Zwei Alumni-Initiativen sind richtungsweisend
Im Rahmen der Karlsruher Fortbildung sind zwei richtungsweisende Alumni-Initiativen entstanden: Der Arbeitskreis zahnärztliche Therapie (AZT), eine Vereinigung ehemaliger Assistenz- und Oberärzte der Akademie, die sich 1993 als gemeinnütziger Verein konstituiert hat. Und die 2007 gegründete Masternetwork Integrated Dentistry e.V., eine Vereinigung der Absolventen des Masterstudiengangs „Integrated Dentistry“. Die Initiativen unterstützen sich gegenseitig und engagieren sich in Projekten der Versorgung-und Praxisforschung. So heißt es in der Vereinssatzung des Masternetwork:
„Vereinszweck ist die Unterstützung und die Weiterentwicklung des Studienganges, seine gesellschaftliche und wissenschaftliche Implementierung und die Förderung und Verbreitung der in dem Studiengang gewonnenen Erkenntnisse. Überdies soll die zahnärztliche Profession, im Besonderen in der freiberuflich niedergelassenen Praxis, weiterentwickelt werden, evidenzbasierte wissenschaftliche Erkenntnisse einzuführen und eine Steigerung praxisrelevanter Qualität zu ermöglichen.“
Das ist ein Anspruch, der weit über das Pflegen von Kontakten hinausgeht. Beide Alumni-Vereinigungen können mit einer ganzen Reihe von Arbeitsergebnissen aufwarten. Beim AZT ist es eine stattliche Anzahl wissenschaftlicher Publikationen, beim Masternetwork sind es Präsentationen auf der jährlich stattfindenden Herbstkonferenz der Akademie, die dem zahnärztlichen Praxisteam eine Plattform bietet.

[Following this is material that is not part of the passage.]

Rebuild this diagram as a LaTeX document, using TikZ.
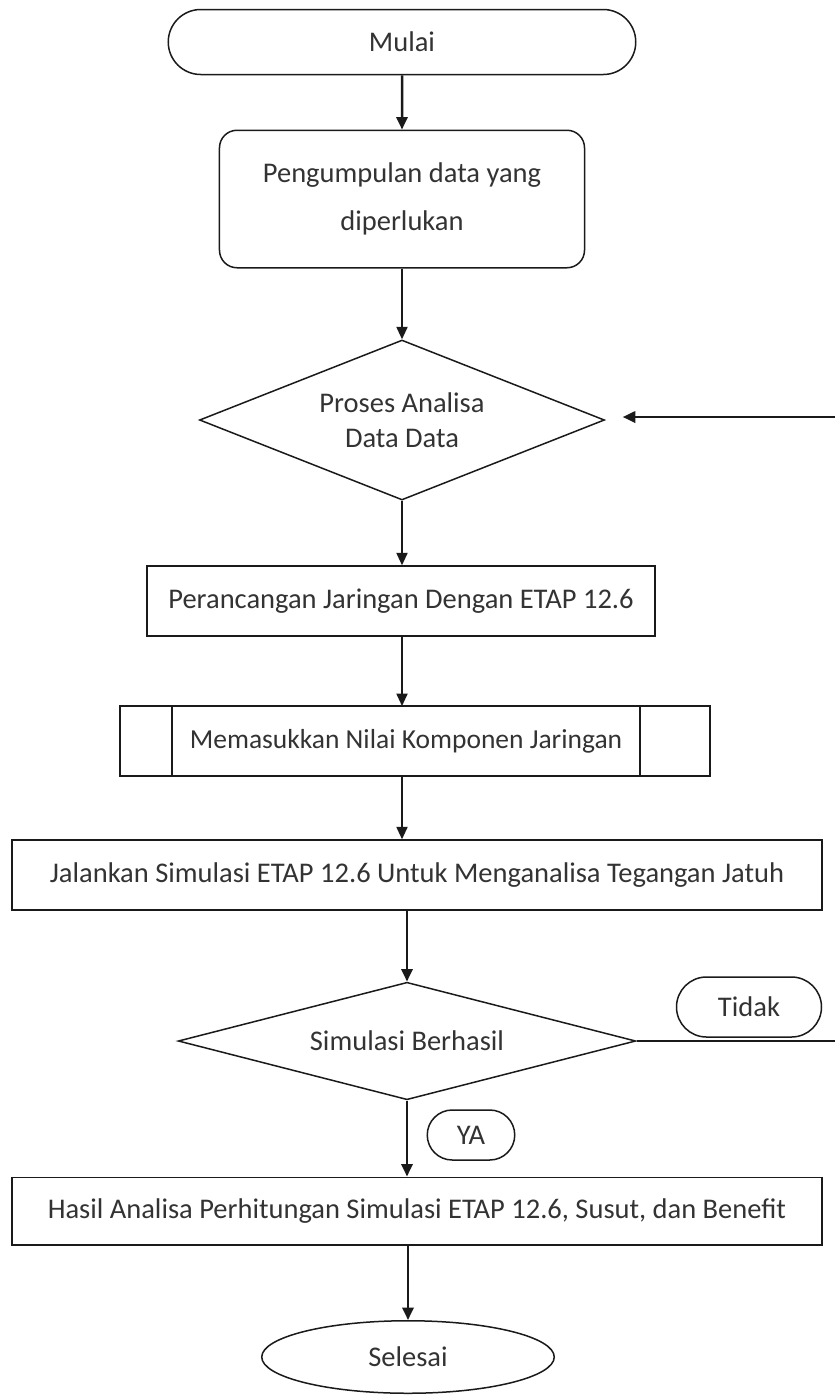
\documentclass[tikz,border=0pt]{standalone}
\usepackage{fontspec}
\setmainfont{Carlito}
\usepackage{tikz}
\usetikzlibrary{shapes.geometric, shapes.misc, arrows.meta, calc}
\usepackage{xcolor}
\definecolor{FlowBlack}{HTML}{1A1A1A}
\definecolor{FlowText}{HTML}{333333}
\tikzset{
    % Box styles
    terminal/.style={
        rounded rectangle,
        draw=FlowBlack,
        line width=0.6pt,
        minimum width=187pt,
        minimum height=26pt,
        inner sep=0pt,
        text=FlowText
    },
    process/.style={
        rectangle,
        draw=FlowBlack,
        line width=0.6pt,
        minimum height=28pt,
        inner sep=0pt,
        align=center,
        text=FlowText
    },
    roundbox/.style={
        rectangle,
        rounded corners=7pt,
        draw=FlowBlack,
        line width=0.6pt,
        inner sep=0pt,
        align=center,
        text=FlowText
    },
    decision/.style={
        diamond,
        draw=FlowBlack,
        line width=0.6pt,
        inner sep=0pt,
        align=center,
        text=FlowText
    },
    label/.style={
        rounded rectangle,
        draw=FlowBlack,
        line width=0.6pt,
        inner sep=0pt,
        text=FlowText
    },
    % Arrow styles
    arrow/.style={
        -{Triangle[length=5pt,width=4.5pt]},
        line width=0.6pt,
        draw=FlowBlack
    },
    thickarrow/.style={
        -{Triangle[length=5pt,width=4.5pt]},
        line width=1pt,
        draw=FlowBlack
    },
    plainline/.style={
        line width=0.6pt,
        draw=FlowBlack
    }
}

\begin{document}
\begin{tikzpicture}[x=0.4pt, y=-0.4pt, font=\fontsize{11.4}{14}\selectfont]
    \useasboundingbox (0,0) rectangle (835,1395);

    % Start
    \node[terminal] (mulai) at (402,42) {Mulai};
    \node[roundbox, minimum width=146pt, minimum height=55pt] (kumpul) at (402,199)
        {Pengumpulan data yang\\[5pt]diperlukan};
    \node[decision, aspect=2.53, minimum width=162pt, minimum height=64pt] (proses) at (402,420)
        {Proses Analisa\\Data Data};
    \node[process, minimum width=203pt] (rancang) at (401,601)
        {Perancangan Jaringan Dengan ETAP 12.6};

    % Predefined process box
    \node[process, draw=none, outer sep=0pt, minimum width=187pt] (nilai) at (406,741)
        {\fontsize{11}{14}\selectfont Memasukkan Nilai Komponen Jaringan};
    \draw[plainline] ([xshift=-20.8pt]nilai.north west) rectangle ([xshift=28pt]nilai.south east);
    \draw[plainline] (nilai.north west) -- (nilai.south west);
    \draw[plainline] (nilai.north east) -- (nilai.south east);

    \node[process, minimum width=324pt] (jalan) at (417,875)
        {Jalankan Simulasi ETAP 12.6 Untuk Menganalisa Tegangan Jatuh};
    \node[decision, aspect=3.9, minimum width=183pt, minimum height=47pt] (sim) at (407,1041)
        {Simulasi Berhasil};
    \node[label, minimum width=58pt, minimum height=24pt] (tidak) at (749,1007) {Tidak};
    \node[label, minimum width=35pt, minimum height=20pt] (ya) at (471,1135) {YA};
    \node[process, minimum width=324pt, minimum height=27pt] (hasil) at (417,1211)
        {Hasil Analisa Perhitungan Simulasi ETAP 12.6, Susut, dan Benefit};

    % End
    \node[ellipse, draw=FlowBlack, line width=0.6pt, minimum width=117pt,
        minimum height=29pt, inner sep=0pt, text=FlowText] (selesai) at (408,1357) {Selesai};

    % Feedback ends
    \coordinate (rtop) at (835,417);
    \coordinate (rbot) at (835,1041);

    % Connectors
    \draw[thickarrow] (mulai) -- (kumpul);
    \draw[arrow] (kumpul) -- (proses);
    \draw[arrow] (proses.south) -- (rancang.north -| proses.south);
    \draw[arrow] (rancang.south -| proses.south) -- (nilai.north -| proses.south);
    \draw[arrow] (nilai.south -| proses.south) -- (jalan.north -| proses.south);
    \draw[thickarrow] (jalan.south -| sim.north) -- (sim.north);
    \draw[thickarrow] (sim.south) -- (hasil.north -| sim.south);
    \draw[thickarrow] (hasil.south -| selesai.north) -- (selesai.north);
    \draw[thickarrow, shorten >=7pt] (rtop) -- (rtop -| proses.east);
    \draw[plainline] (sim.east) -- (rbot);
\end{tikzpicture}
\end{document}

Dr. Med. Dent. Dr. Phil. Hans Ulrich Brauer, M.A.
Zahnarzt, Fachzahnarzt für Oralchirurgie
Akademie für Zahnärztliche Fortbildung Karlsruhe
Lorenzstr. 7, 76135 Karlsruhe
hansulrich_brauer@za-karlsruhe.de
Prof. Dr. Med. Dent. Winfried Walther
Direktor, Akademie für Zahnärztliche Fortbildung Karlsruhe
Lorenzstr. 7, 76135 Karlsruhe
winfried_walther@za-karlsruhe.de
Digitale Festschrift
Zu ihrem 100-jährigen Jubiläum hat die Akademie für Zahnärztliche Fortbildung Karlsruhe auf einer eigenen Internetseite eine digitale Festschrift erstellt:
Dabei widmet sich die Jubiläumsseite nicht nur der Geschichte des Instituts. Zeitzeugen kommen zu Wort, Entscheidungen, Erfolge und dramatische Ereignisse werden geschildert. Die fachliche Entwicklung der Zahnheilkunde wird ebenso beschrieben wie der Fortschritt des praxisorientierten Unterrichts. Auch die Bedeutung der Institution für Versorgung und Öffentlichkeit wird dargestellt. Alle Beiträge nehmen Bezug auf die historischen Originalquellen in Form vonTexten, Bildern und Videos. Bisher gibt es weit über 80 Beiträge. Ein Gästebuch mit Stimmen zum Jubiläum ist freigeschaltet.